■ Data extract:
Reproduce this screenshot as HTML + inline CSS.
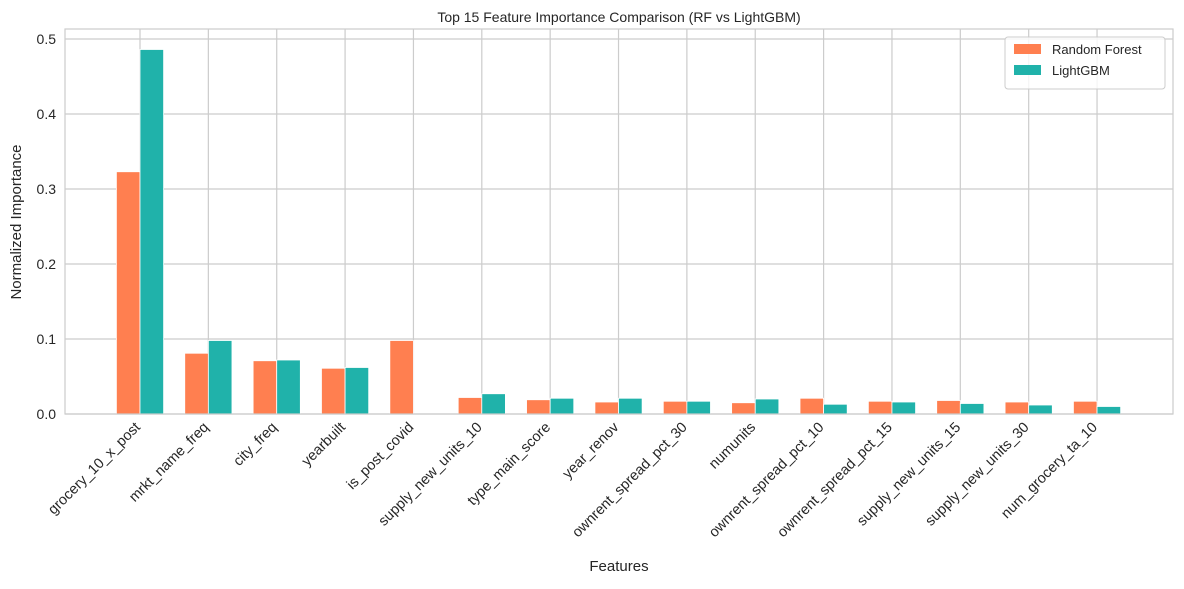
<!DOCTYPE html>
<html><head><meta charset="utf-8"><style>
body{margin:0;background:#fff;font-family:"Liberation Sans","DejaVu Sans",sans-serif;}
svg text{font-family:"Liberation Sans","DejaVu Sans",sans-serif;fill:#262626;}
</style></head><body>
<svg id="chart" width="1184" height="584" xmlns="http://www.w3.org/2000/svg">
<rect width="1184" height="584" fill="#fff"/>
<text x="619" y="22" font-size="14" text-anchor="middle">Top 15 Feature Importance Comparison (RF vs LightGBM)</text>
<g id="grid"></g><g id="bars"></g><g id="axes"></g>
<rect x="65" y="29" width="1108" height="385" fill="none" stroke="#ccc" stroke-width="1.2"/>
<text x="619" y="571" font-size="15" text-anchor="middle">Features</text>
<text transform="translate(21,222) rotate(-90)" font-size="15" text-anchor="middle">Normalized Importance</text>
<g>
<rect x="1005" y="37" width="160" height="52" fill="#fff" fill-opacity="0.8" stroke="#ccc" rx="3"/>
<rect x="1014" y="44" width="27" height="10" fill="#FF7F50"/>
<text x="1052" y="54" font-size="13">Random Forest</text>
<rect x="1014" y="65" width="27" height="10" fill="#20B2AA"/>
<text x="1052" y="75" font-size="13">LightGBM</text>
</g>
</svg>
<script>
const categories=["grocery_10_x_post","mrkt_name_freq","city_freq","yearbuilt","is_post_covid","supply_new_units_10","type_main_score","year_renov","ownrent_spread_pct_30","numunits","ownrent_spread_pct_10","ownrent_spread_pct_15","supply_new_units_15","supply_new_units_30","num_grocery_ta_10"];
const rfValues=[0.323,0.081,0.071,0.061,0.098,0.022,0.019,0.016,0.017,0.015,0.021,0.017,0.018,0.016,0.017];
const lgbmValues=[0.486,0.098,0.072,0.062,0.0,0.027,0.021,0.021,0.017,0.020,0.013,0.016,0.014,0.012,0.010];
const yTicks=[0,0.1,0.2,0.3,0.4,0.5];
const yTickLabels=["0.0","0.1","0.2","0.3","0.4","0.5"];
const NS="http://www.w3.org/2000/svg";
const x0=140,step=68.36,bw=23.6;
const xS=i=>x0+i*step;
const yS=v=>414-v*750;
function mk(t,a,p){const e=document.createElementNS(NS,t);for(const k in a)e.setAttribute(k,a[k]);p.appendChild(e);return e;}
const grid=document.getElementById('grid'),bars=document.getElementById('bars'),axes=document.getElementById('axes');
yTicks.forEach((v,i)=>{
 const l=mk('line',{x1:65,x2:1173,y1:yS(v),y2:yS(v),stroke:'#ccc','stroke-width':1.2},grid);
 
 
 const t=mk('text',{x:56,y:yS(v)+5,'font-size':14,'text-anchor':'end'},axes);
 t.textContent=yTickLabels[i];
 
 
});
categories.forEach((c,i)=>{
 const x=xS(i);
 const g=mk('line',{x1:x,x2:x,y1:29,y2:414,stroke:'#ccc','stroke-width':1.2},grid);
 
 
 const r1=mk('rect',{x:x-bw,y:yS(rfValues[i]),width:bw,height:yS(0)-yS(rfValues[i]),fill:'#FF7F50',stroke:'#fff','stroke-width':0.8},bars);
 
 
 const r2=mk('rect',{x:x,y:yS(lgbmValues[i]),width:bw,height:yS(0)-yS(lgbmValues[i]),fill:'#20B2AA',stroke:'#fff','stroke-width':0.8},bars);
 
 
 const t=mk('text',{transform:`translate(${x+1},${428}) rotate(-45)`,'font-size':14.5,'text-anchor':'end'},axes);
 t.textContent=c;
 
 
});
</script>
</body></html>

■ Exercise: Make an exact copy of the whole listing, but don't bring over any pictures.

■ The output:
Reproduce this screenshot as HTML + inline CSS.
<!DOCTYPE html>
<html><head><meta charset="utf-8"><style>
body{margin:0;background:#fff;font-family:"Liberation Sans","DejaVu Sans",sans-serif;}
svg text{font-family:"Liberation Sans","DejaVu Sans",sans-serif;fill:#262626;}
</style></head><body>
<svg id="chart" width="1184" height="584" xmlns="http://www.w3.org/2000/svg">
<rect width="1184" height="584" fill="#fff"/>
<text x="619" y="22" font-size="14" text-anchor="middle">Top 15 Feature Importance Comparison (RF vs LightGBM)</text>
<g id="grid"></g><g id="bars"></g><g id="axes"></g>
<rect x="65" y="29" width="1108" height="385" fill="none" stroke="#ccc" stroke-width="1.2"/>
<text x="619" y="571" font-size="15" text-anchor="middle">Features</text>
<text transform="translate(21,222) rotate(-90)" font-size="15" text-anchor="middle">Normalized Importance</text>
<g>
<rect x="1005" y="37" width="160" height="52" fill="#fff" fill-opacity="0.8" stroke="#ccc" rx="3"/>
<rect x="1014" y="44" width="27" height="10" fill="#FF7F50"/>
<text x="1052" y="54" font-size="13">Random Forest</text>
<rect x="1014" y="65" width="27" height="10" fill="#20B2AA"/>
<text x="1052" y="75" font-size="13">LightGBM</text>
</g>
</svg>
<script>
const categories=["grocery_10_x_post","mrkt_name_freq","city_freq","yearbuilt","is_post_covid","supply_new_units_10","type_main_score","year_renov","ownrent_spread_pct_30","numunits","ownrent_spread_pct_10","ownrent_spread_pct_15","supply_new_units_15","supply_new_units_30","num_grocery_ta_10"];
const rfValues=[0.323,0.081,0.071,0.061,0.098,0.022,0.019,0.016,0.017,0.015,0.021,0.017,0.018,0.016,0.017];
const lgbmValues=[0.486,0.098,0.072,0.062,0.0,0.027,0.021,0.021,0.017,0.020,0.013,0.016,0.014,0.012,0.010];
const yTicks=[0,0.1,0.2,0.3,0.4,0.5];
const yTickLabels=["0.0","0.1","0.2","0.3","0.4","0.5"];
const NS="http://www.w3.org/2000/svg";
const x0=140,step=68.36,bw=23.6;
const xS=i=>x0+i*step;
const yS=v=>414-v*750;
function mk(t,a,p){const e=document.createElementNS(NS,t);for(const k in a)e.setAttribute(k,a[k]);p.appendChild(e);return e;}
const grid=document.getElementById('grid'),bars=document.getElementById('bars'),axes=document.getElementById('axes');
yTicks.forEach((v,i)=>{
 const l=mk('line',{x1:65,x2:1173,y1:yS(v),y2:yS(v),stroke:'#ccc','stroke-width':1.2},grid);
 
 
 const t=mk('text',{x:56,y:yS(v)+5,'font-size':14,'text-anchor':'end'},axes);
 t.textContent=yTickLabels[i];
 
 
});
categories.forEach((c,i)=>{
 const x=xS(i);
 const g=mk('line',{x1:x,x2:x,y1:29,y2:414,stroke:'#ccc','stroke-width':1.2},grid);
 
 
 const r1=mk('rect',{x:x-bw,y:yS(rfValues[i]),width:bw,height:yS(0)-yS(rfValues[i]),fill:'#FF7F50',stroke:'#fff','stroke-width':0.8},bars);
 
 
 const r2=mk('rect',{x:x,y:yS(lgbmValues[i]),width:bw,height:yS(0)-yS(lgbmValues[i]),fill:'#20B2AA',stroke:'#fff','stroke-width':0.8},bars);
 
 
 const t=mk('text',{transform:`translate(${x+1},${428}) rotate(-45)`,'font-size':14.5,'text-anchor':'end'},axes);
 t.textContent=c;
 
 
});
</script>
</body></html>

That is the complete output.